Between 1982 and about 1998 what I did for work amounted to applying technologies to the financial reporting process to make those processes easier.  My technologies were Excel, Access, the Internet when that became available and in 1998 a thing called XML.  My understanding of XML led to XBRL. The SEC and others thought this was a good idea, the SEC mandated it, and now people bolt on another step to their processes to generate the XBRL so they can give it to the SEC.

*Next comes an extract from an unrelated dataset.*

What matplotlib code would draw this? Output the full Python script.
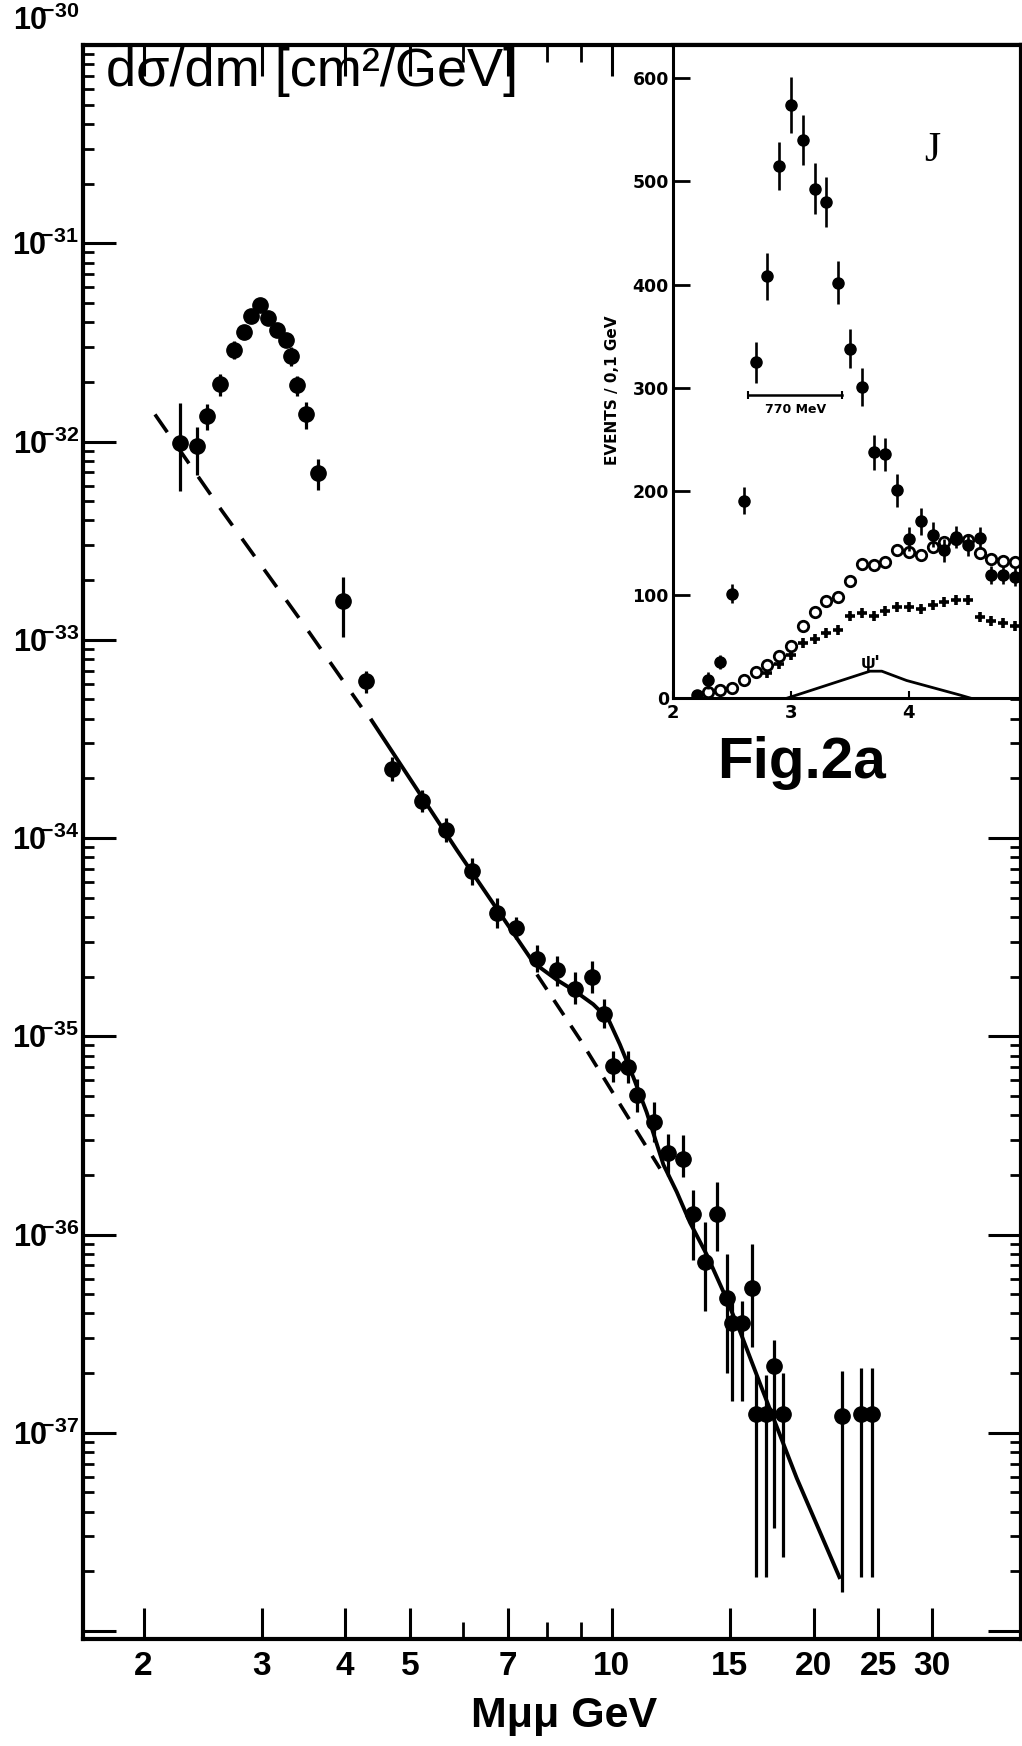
import matplotlib
matplotlib.use("Agg")
import matplotlib.pyplot as plt
from matplotlib.ticker import (FixedLocator, FixedFormatter, FuncFormatter,
                               LogLocator, NullFormatter)
from matplotlib.transforms import blended_transform_factory
import numpy as np


# main panel: d(sigma)/dm against dimuon mass (GeV, cm^2/GeV)
MASS = [2.27, 2.40, 2.49, 2.60, 2.73, 2.82, 2.89, 2.98, 3.07, 3.16, 3.26, 3.32,
        3.39, 3.50, 3.64, 3.97, 4.30, 4.69, 5.20, 5.66, 6.19, 6.73, 7.19, 7.73,
        8.29, 8.81, 9.33, 9.75, 10.05, 10.58, 10.92, 11.57, 12.14, 12.77, 13.23,
        13.75, 14.33, 14.84, 15.10, 15.63, 16.18, 16.40, 16.98, 17.44, 18.03,
        22.03, 23.57, 24.47]
SIGMA = [9.8e-33, 9.5e-33, 1.34e-32, 1.94e-32, 2.89e-32, 3.57e-32, 4.28e-32,
         4.90e-32, 4.20e-32, 3.64e-32, 3.24e-32, 2.70e-32, 1.93e-32, 1.38e-32,
         6.9e-33, 1.57e-33, 6.2e-34, 2.24e-34, 1.54e-34, 1.10e-34, 6.8e-35,
         4.18e-35, 3.52e-35, 2.44e-35, 2.17e-35, 1.74e-35, 1.99e-35, 1.30e-35,
         7.1e-36, 7.0e-36, 5.05e-36, 3.71e-36, 2.57e-36, 2.41e-36, 1.27e-36,
         7.3e-37, 1.27e-36, 4.8e-37, 3.57e-37, 3.57e-37, 5.35e-37, 1.24e-37,
         1.24e-37, 2.16e-37, 1.24e-37, 1.21e-37, 1.24e-37, 1.24e-37]
SIGMA_LO = [5.6e-33, 6.8e-33, 1.15e-32, 1.70e-32, 2.60e-32, 3.30e-32, 4.00e-32,
            4.60e-32, 3.90e-32, 3.40e-32, 3.00e-32, 2.40e-32, 1.70e-32, 1.16e-32,
            5.7e-33, 1.03e-33, 5.4e-34, 1.95e-34, 1.35e-34, 9.6e-35, 5.8e-35,
            3.5e-35, 3.1e-35, 2.1e-35, 1.8e-35, 1.45e-35, 1.65e-35, 1.1e-35,
            5.85e-36, 5.8e-36, 4.15e-36, 2.93e-36, 1.98e-36, 1.95e-36, 7.4e-37,
            4.1e-37, 8.3e-37, 2.0e-37, 1.45e-37, 1.45e-37, 2.7e-37, 1.87e-38,
            1.87e-38, 3.3e-38, 2.36e-38, 1.58e-38, 1.87e-38, 1.87e-38]
SIGMA_HI = [1.56e-32, 1.19e-32, 1.54e-32, 2.20e-32, 3.20e-32, 3.85e-32, 4.60e-32,
            5.20e-32, 4.50e-32, 3.90e-32, 3.50e-32, 3.00e-32, 2.15e-32, 1.59e-32,
            8.2e-33, 2.07e-33, 7.0e-34, 2.55e-34, 1.75e-34, 1.26e-34, 7.9e-35,
            5.0e-35, 4.0e-35, 2.9e-35, 2.55e-35, 2.1e-35, 2.4e-35, 1.55e-35,
            8.43e-36, 8.4e-36, 6.08e-36, 4.66e-36, 3.22e-36, 3.16e-36, 1.67e-36,
            1.16e-36, 1.85e-36, 8.0e-37, 4.6e-37, 4.6e-37, 9.0e-37, 1.96e-37,
            1.96e-37, 2.94e-37, 2.0e-37, 2.06e-37, 2.12e-37, 2.12e-37]

# continuum curves
CONT_DASH_X = [2.08, 2.61, 3.48, 4.23]
CONT_DASH_Y = [1.37e-32, 4.54e-33, 1.175e-33, 4.57e-34]
FIT_X = [4.38, 5.87, 7.64, 8.27, 8.81, 9.38, 9.88, 10.28, 10.77, 11.27, 11.94,
         12.50, 13.08, 13.86, 14.67, 15.54, 16.74, 18.88, 21.86]
FIT_Y = [3.92e-34, 8.70e-35, 2.35e-35, 1.93e-35, 1.69e-35, 1.45e-35, 1.22e-35,
         9.1e-36, 6.2e-36, 4.14e-36, 2.25e-36, 1.64e-36, 1.15e-36, 7.9e-37,
         5.15e-37, 3.24e-37, 1.68e-37, 5.9e-38, 1.87e-38]
NO_BUMP_X = [7.73, 8.97, 10.28, 11.80]
NO_BUMP_Y = [2.05e-35, 9.6e-36, 4.55e-36, 2.15e-36]

X_TICKS = [2, 3, 4, 5, 7, 10, 15, 20, 25, 30]
X_TICK_LABELS = ["2", "3", "4", "5", "7", "10", "15", "20", "25", "30"]
X_MINOR = [6, 8, 9]

# inset: events / 0.1 GeV
BINS = [2.2, 2.3, 2.4, 2.5, 2.6, 2.7, 2.8, 2.9, 3.0, 3.1, 3.2, 3.3, 3.4, 3.5,
        3.6, 3.7, 3.8, 3.9, 4.0, 4.1, 4.2, 4.3, 4.4, 4.5, 4.6, 4.7, 4.8, 4.9, 5.0]
J_EVENTS = [3, 17, 35, 101, 191, 325, 408, 515, 574, 540, 493, 480, 402, 338,
            301, 238, 236, 201, 154, 171, 158, 143, 156, 148, 155, 119, 119, 117,
            132]
J_ERR = [2, 8, 7, 9, 13, 20, 23, 23, 27, 24, 25, 24, 21, 19, 18, 17, 16, 16, 12,
         13, 12, 11, 11, 11, 11, 9, 9, 9, 9]
OPEN_BINS = BINS[1:]
OPEN_EVENTS = [6, 8, 10, 17, 25, 32, 41, 50, 70, 83, 94, 98, 113, 130, 129, 132,
               143, 141, 138, 146, 151, 154, 153, 140, 135, 133, 132, 125]
CROSS_BINS = BINS[6:]
CROSS_EVENTS = [24, 33, 42, 53, 57, 63, 66, 79, 82, 79, 84, 88, 88, 86, 90, 93,
                95, 95, 78, 75, 73, 70, 66]
PSI2_X = [2.97, 3.67, 3.77, 3.98, 4.43, 4.52]
PSI2_Y = [0, 26, 26, 17, 3, 0]
BAR_770 = (2.64, 3.43, 293)

plt.rcParams.update({
    "font.family": ["Liberation Sans", "DejaVu Sans"],
    "font.weight": "bold",
    "mathtext.fontset": "custom",
    "mathtext.rm": "Liberation Sans",
    "mathtext.bf": "Liberation Sans:bold",
    "mathtext.it": "Liberation Sans:italic",
    "axes.linewidth": 3,
})


def decade_text(exp):
    return r"$\mathbf{10^{\!\!\!-\!%d}}$" % (-exp)


def decade_label(value, pos):
    exp = int(round(np.log10(value)))
    # top decade is written by hand above the frame, bottom one is unlabelled
    if exp <= -38 or exp >= -30:
        return ""
    return decade_text(exp)


fig = plt.figure(figsize=(10.22, 17.46), dpi=100)
ax = fig.add_axes([0.0817, 0.0613, 0.9173, 0.9129])
ax.set_xscale("log")
ax.set_yscale("log")
ax.set_xlim(1.627, 40.8)
ax.set_ylim(10 ** -38.04, 1e-30)

sigma = np.array(SIGMA)
yerr = [sigma - np.array(SIGMA_LO), np.array(SIGMA_HI) - sigma]
ax.errorbar(MASS, SIGMA, yerr=yerr, fmt="o", color="black", ms=11,
            elinewidth=2.3, capsize=0, zorder=3)
ax.plot(CONT_DASH_X, CONT_DASH_Y, color="black", lw=2.6, dashes=(6, 4.5))
ax.plot(FIT_X, FIT_Y, color="black", lw=2.8)
ax.plot(NO_BUMP_X, NO_BUMP_Y, color="black", lw=2.6, dashes=(5, 3.5))

ax.xaxis.set_major_locator(FixedLocator(X_TICKS))
ax.xaxis.set_major_formatter(FixedFormatter(X_TICK_LABELS))
ax.xaxis.set_minor_locator(FixedLocator(X_MINOR))
ax.xaxis.set_minor_formatter(NullFormatter())
ax.yaxis.set_major_locator(LogLocator(base=10, numticks=20))
ax.yaxis.set_minor_locator(LogLocator(base=10, subs=np.arange(2, 10) * 1.0,
                                      numticks=100))
ax.yaxis.set_major_formatter(FuncFormatter(decade_label))
ax.yaxis.set_minor_formatter(NullFormatter())

ax.tick_params(which="both", direction="in", top=True, right=True,
               color="black")
ax.tick_params(axis="x", which="major", length=22, width=2.2, pad=9,
               labelsize=24)
ax.tick_params(axis="x", which="minor", length=12, width=2)
ax.tick_params(axis="y", which="major", length=24, width=2.2, pad=3,
               labelsize=22)
ax.tick_params(axis="y", which="minor", length=8, width=2)

top_label = blended_transform_factory(ax.transAxes, fig.transFigure)
ax.text(-0.0045, 0.997, decade_text(-30), transform=top_label, ha="right",
        va="top", fontsize=22)

ax.set_xlabel("Mμμ GeV", fontsize=31, fontweight="bold")
ax.xaxis.set_label_coords(0.513, -0.036)
ax.text(0.024, 0.999, "dσ/dm [cm²/GeV]", transform=ax.transAxes,
        ha="left", va="top", fontsize=39, fontweight="normal",
        family=["Liberation Sans", "DejaVu Sans"])

# inset
ins = fig.add_axes([0.6585, 0.6002, 0.3405, 0.3740])
ins.set_xlim(2.0, 4.95)
ins.set_ylim(0, 632)
ins.plot(CROSS_BINS, CROSS_EVENTS, linestyle="none", marker="+", ms=7.5,
         mew=2.6, color="black")
ins.plot(OPEN_BINS, OPEN_EVENTS, linestyle="none", marker="o", ms=7.5,
         mew=2.0, mfc="white", mec="black")
ins.errorbar(BINS, J_EVENTS, yerr=J_ERR, fmt="o", color="black", ms=8,
             elinewidth=1.9, capsize=0)
ins.plot(PSI2_X, PSI2_Y, color="black", lw=2)

ins.plot(BAR_770[:2], [BAR_770[2]] * 2, color="black", lw=1.8,
         marker="|", ms=6, mew=1.5)
ins.text(sum(BAR_770[:2]) / 2, BAR_770[2] - 14, "770 MeV", ha="center",
         va="center", fontsize=9, family="DejaVu Sans")
ins.text(4.2, 530, "J", ha="center", va="center", fontsize=30,
         fontweight="normal", family="Liberation Serif")
ins.text(3.67, 33, "ψ'", ha="center", va="center", fontsize=14)

ins.set_xticks([2, 3, 4])
ins.set_xticklabels(["2", "3", "4"])
ins.set_yticks([0, 100, 200, 300, 400, 500, 600])
ins.tick_params(axis="x", direction="in", length=5, width=1.5, pad=4,
                labelsize=13)
ins.tick_params(axis="y", direction="in", length=12, width=2, pad=3,
                labelsize=12.5)
for lab in ins.get_xticklabels() + ins.get_yticklabels():
    lab.set_family("DejaVu Sans")
    lab.set_fontweight("bold")
for side in ["left", "bottom"]:
    ins.spines[side].set_linewidth(2.2)

fig.text(0.599, 0.7766, "EVENTS / 0,1 GeV", rotation=90, ha="center",
         va="center", fontsize=11, family="DejaVu Sans", fontweight="bold")
fig.text(0.7838, 0.563, "Fig.2a", ha="center", va="center", fontsize=42,
         fontweight="bold")

fig.savefig("out.png", dpi=100)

My techniques worked in the 1980s and 1990s, but today there are more robust solutions and the problems and their solutions have been given names:

  • Business Intelligence
  • Performance Management
  • B2B Automation
  • Business Process Automation
  • Enterprise Information Management
  • Enterprise Search
  • Customer Facing Buiness Intelligence

There are lots of other terms, that is only some of them.  These terms can be hard to get your head around, but Information Builders, a vendor of such solutions, has provided a nice summary of 2 minute videos which explains both the problems and their solutions to the problems.

Information Builders is a partner of the company I work with, UBmatrix. We have other partners, three other stand outs are Oracle, IBM, and SAP.

My point here is that the bolt on processes used today are a short-term solution in the evolution to the longer term solution to not only SEC XBRL filings, but to financial reporting and business reporting in general.  If you are a CPA, this is a great opportunity to figure out what financial reporting is going to look like five to ten years from now.  And I am not talking about just public companies reporting to the SEC, I am talking about financial reporting in general.

Watch the videos I mentioned above. Consider the pain points the videos show. Think about whether you have any of these pain points.  I specualte that you probably do.  Everyone does pretty much.

See SEC XBRL filings as something you may want to consider paying attention to whether you are an SEC filer or not.  There is much to be learned from those SEC XBRL filings should one look.